-- start Collected material --
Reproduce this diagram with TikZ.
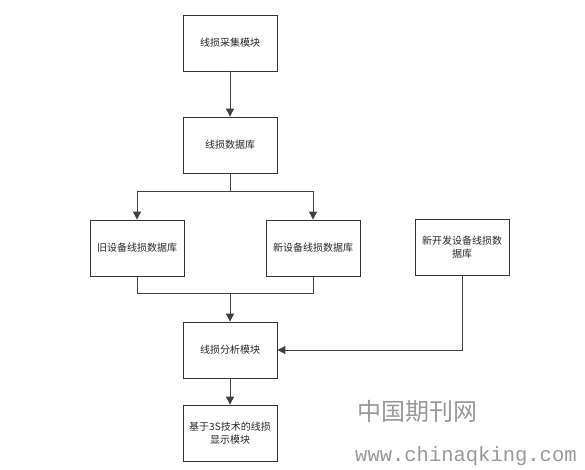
\documentclass[tikz,border=0pt]{standalone}
\usepackage{fontspec}
\setmainfont{Liberation Sans}
\newfontfamily\cjk{Noto Sans CJK SC}
\newfontfamily\wmmono{Liberation Mono}
\usetikzlibrary{arrows.meta}
\begin{document}
\begin{tikzpicture}[x=1pt,y=-1pt,
  blk/.style={draw=black!80,line width=0.8pt,minimum width=94pt,minimum height=56pt,align=center,inner sep=2pt,font=\cjk\fontsize{10}{13.5}\selectfont,text=black!85},
  conn/.style={draw=black!75,line width=0.9pt},
  arr/.style={conn,-{Triangle[width=8pt,length=8pt]}},
  wm/.style={text=black!40}]
\useasboundingbox (0,0) rectangle (585,469);
\node[blk] (acq) at (230,43) {线损采集模块};
\node[blk] (db) at (230,145) {线损数据库};
\node[blk] (old) at (137,248) {旧设备线损数据库};
\node[blk] (new) at (313,248) {新设备线损数据库};
\node[blk] (dev) at (462,247) {新开发设备线损数\\据库};
\node[blk] (ana) at (230,350) {线损分析模块};
\node[blk] (disp) at (230,433) {基于3S技术的线损\\显示模块};
\coordinate (split) at (230,191);
\coordinate (merge) at (230,293);
\draw[arr] (acq) -- (db);
\draw[conn] (db) -- (split);
\draw[arr] (split) -| (old);
\draw[arr] (split) -| (new);
\draw[conn] (old) |- (merge);
\draw[conn] (new) |- (merge);
\draw[arr] (merge) -- (ana);
\draw[arr] (dev.south) |- (ana.east);
\draw[arr] (ana) -- (disp);
\node[wm,font=\cjk\fontsize{24}{26}\selectfont,anchor=west,inner sep=0pt] (wm1) at (357,411) {中国期刊网};
\node[wm,font=\wmmono\fontsize{20.5}{22}\selectfont,anchor=west,inner sep=0pt] (wm2) at (355,456) {www.chinaqking.com};
\end{tikzpicture}
\end{document}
-- end Collected material --
Please write out all of the material above without changing a word, and omit any pictures.

Reproduce this diagram with TikZ.
\documentclass[tikz,border=0pt]{standalone}
\usepackage{fontspec}
\setmainfont{Liberation Sans}
\newfontfamily\cjk{Noto Sans CJK SC}
\newfontfamily\wmmono{Liberation Mono}
\usetikzlibrary{arrows.meta}
\begin{document}
\begin{tikzpicture}[x=1pt,y=-1pt,
  blk/.style={draw=black!80,line width=0.8pt,minimum width=94pt,minimum height=56pt,align=center,inner sep=2pt,font=\cjk\fontsize{10}{13.5}\selectfont,text=black!85},
  conn/.style={draw=black!75,line width=0.9pt},
  arr/.style={conn,-{Triangle[width=8pt,length=8pt]}},
  wm/.style={text=black!40}]
\useasboundingbox (0,0) rectangle (585,469);
\node[blk] (acq) at (230,43) {线损采集模块};
\node[blk] (db) at (230,145) {线损数据库};
\node[blk] (old) at (137,248) {旧设备线损数据库};
\node[blk] (new) at (313,248) {新设备线损数据库};
\node[blk] (dev) at (462,247) {新开发设备线损数\\据库};
\node[blk] (ana) at (230,350) {线损分析模块};
\node[blk] (disp) at (230,433) {基于3S技术的线损\\显示模块};
\coordinate (split) at (230,191);
\coordinate (merge) at (230,293);
\draw[arr] (acq) -- (db);
\draw[conn] (db) -- (split);
\draw[arr] (split) -| (old);
\draw[arr] (split) -| (new);
\draw[conn] (old) |- (merge);
\draw[conn] (new) |- (merge);
\draw[arr] (merge) -- (ana);
\draw[arr] (dev.south) |- (ana.east);
\draw[arr] (ana) -- (disp);
\node[wm,font=\cjk\fontsize{24}{26}\selectfont,anchor=west,inner sep=0pt] (wm1) at (357,411) {中国期刊网};
\node[wm,font=\wmmono\fontsize{20.5}{22}\selectfont,anchor=west,inner sep=0pt] (wm2) at (355,456) {www.chinaqking.com};
\end{tikzpicture}
\end{document}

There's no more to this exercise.